→ Written problem: Identify every line containing the word "with" and reproduce each one.

Collected data:

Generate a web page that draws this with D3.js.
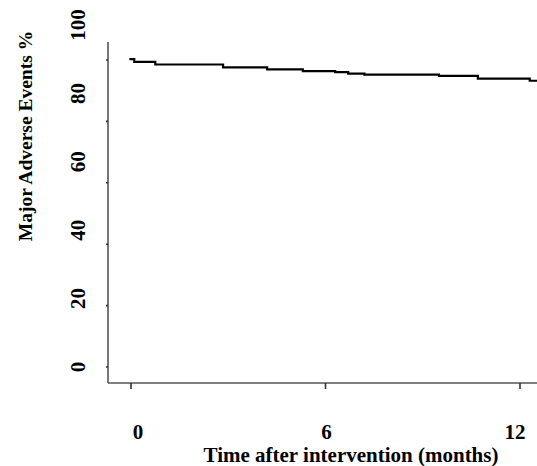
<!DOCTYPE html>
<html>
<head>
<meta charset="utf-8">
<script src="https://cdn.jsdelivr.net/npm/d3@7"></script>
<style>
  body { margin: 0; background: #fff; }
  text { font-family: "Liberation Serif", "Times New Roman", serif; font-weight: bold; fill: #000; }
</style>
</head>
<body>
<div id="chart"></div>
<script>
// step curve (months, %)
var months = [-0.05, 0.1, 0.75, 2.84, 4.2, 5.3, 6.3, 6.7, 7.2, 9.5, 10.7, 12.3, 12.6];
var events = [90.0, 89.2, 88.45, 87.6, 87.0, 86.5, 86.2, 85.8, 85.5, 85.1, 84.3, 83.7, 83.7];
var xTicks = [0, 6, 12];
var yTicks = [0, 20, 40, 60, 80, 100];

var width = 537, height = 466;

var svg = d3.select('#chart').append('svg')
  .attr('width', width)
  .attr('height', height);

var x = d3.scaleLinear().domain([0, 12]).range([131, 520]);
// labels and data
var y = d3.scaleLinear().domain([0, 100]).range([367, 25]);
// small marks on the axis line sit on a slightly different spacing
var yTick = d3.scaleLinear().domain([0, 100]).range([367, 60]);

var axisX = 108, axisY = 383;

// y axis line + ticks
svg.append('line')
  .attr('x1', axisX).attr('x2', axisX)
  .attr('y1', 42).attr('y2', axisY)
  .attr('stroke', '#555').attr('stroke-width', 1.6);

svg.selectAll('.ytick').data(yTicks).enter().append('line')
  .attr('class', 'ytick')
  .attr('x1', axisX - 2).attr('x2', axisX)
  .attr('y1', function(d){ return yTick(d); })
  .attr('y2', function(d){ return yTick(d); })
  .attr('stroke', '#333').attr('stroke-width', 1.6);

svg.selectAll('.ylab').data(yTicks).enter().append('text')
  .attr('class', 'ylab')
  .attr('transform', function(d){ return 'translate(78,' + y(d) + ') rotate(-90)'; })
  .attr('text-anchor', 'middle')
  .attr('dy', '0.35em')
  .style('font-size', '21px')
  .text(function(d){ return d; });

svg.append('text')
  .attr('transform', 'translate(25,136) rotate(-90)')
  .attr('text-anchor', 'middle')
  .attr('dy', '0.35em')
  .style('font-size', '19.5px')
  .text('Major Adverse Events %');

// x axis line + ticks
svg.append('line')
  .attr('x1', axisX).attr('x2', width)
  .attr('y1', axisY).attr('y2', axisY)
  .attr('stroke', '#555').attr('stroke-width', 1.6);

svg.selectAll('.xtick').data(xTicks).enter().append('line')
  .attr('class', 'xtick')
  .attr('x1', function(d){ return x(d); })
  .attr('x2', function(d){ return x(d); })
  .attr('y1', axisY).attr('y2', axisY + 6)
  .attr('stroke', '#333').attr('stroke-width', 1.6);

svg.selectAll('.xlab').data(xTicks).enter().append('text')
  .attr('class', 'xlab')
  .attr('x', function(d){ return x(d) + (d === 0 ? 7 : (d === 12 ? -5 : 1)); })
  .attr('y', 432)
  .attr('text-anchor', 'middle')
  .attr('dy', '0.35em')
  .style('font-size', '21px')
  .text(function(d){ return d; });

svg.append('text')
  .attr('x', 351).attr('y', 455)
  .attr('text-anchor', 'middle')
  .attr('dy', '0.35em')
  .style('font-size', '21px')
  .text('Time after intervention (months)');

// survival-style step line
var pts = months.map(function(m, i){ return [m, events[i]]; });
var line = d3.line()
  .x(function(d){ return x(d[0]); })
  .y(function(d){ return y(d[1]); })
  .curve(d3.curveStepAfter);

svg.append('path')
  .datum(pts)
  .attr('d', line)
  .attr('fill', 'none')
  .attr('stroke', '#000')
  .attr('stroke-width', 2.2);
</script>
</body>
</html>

...

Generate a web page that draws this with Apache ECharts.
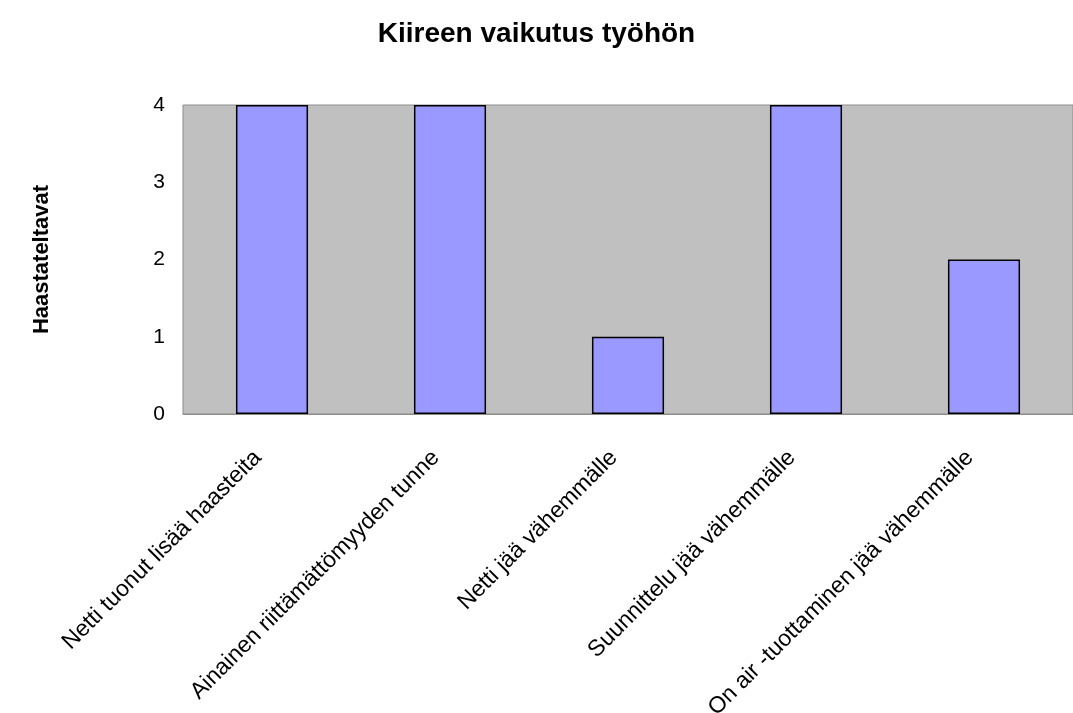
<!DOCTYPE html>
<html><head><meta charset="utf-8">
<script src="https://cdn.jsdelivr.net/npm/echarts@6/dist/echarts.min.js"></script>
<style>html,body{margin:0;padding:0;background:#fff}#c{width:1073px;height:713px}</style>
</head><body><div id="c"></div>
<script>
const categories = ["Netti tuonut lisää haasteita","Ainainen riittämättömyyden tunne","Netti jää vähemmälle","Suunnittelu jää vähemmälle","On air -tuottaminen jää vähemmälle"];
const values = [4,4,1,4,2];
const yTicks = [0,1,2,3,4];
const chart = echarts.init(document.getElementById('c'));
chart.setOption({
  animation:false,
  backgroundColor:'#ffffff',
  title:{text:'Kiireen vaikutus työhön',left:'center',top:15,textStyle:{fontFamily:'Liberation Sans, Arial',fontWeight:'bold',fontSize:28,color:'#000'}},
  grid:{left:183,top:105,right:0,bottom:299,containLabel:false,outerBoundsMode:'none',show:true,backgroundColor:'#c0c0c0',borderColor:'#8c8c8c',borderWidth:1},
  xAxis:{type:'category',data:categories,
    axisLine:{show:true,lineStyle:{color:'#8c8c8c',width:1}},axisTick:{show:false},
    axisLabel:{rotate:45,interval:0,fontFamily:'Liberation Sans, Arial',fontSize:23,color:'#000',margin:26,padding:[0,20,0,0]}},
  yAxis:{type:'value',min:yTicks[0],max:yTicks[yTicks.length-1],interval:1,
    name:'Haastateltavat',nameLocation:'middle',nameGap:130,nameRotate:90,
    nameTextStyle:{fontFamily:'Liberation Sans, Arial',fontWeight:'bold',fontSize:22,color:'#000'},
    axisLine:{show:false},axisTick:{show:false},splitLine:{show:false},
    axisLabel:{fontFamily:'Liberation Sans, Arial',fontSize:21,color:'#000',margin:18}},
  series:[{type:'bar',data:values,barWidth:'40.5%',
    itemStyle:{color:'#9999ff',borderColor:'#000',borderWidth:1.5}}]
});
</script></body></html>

→ Answer to this exercise:
Generate a web page that draws this with D3.js.
Generate a web page that draws this with Apache ECharts.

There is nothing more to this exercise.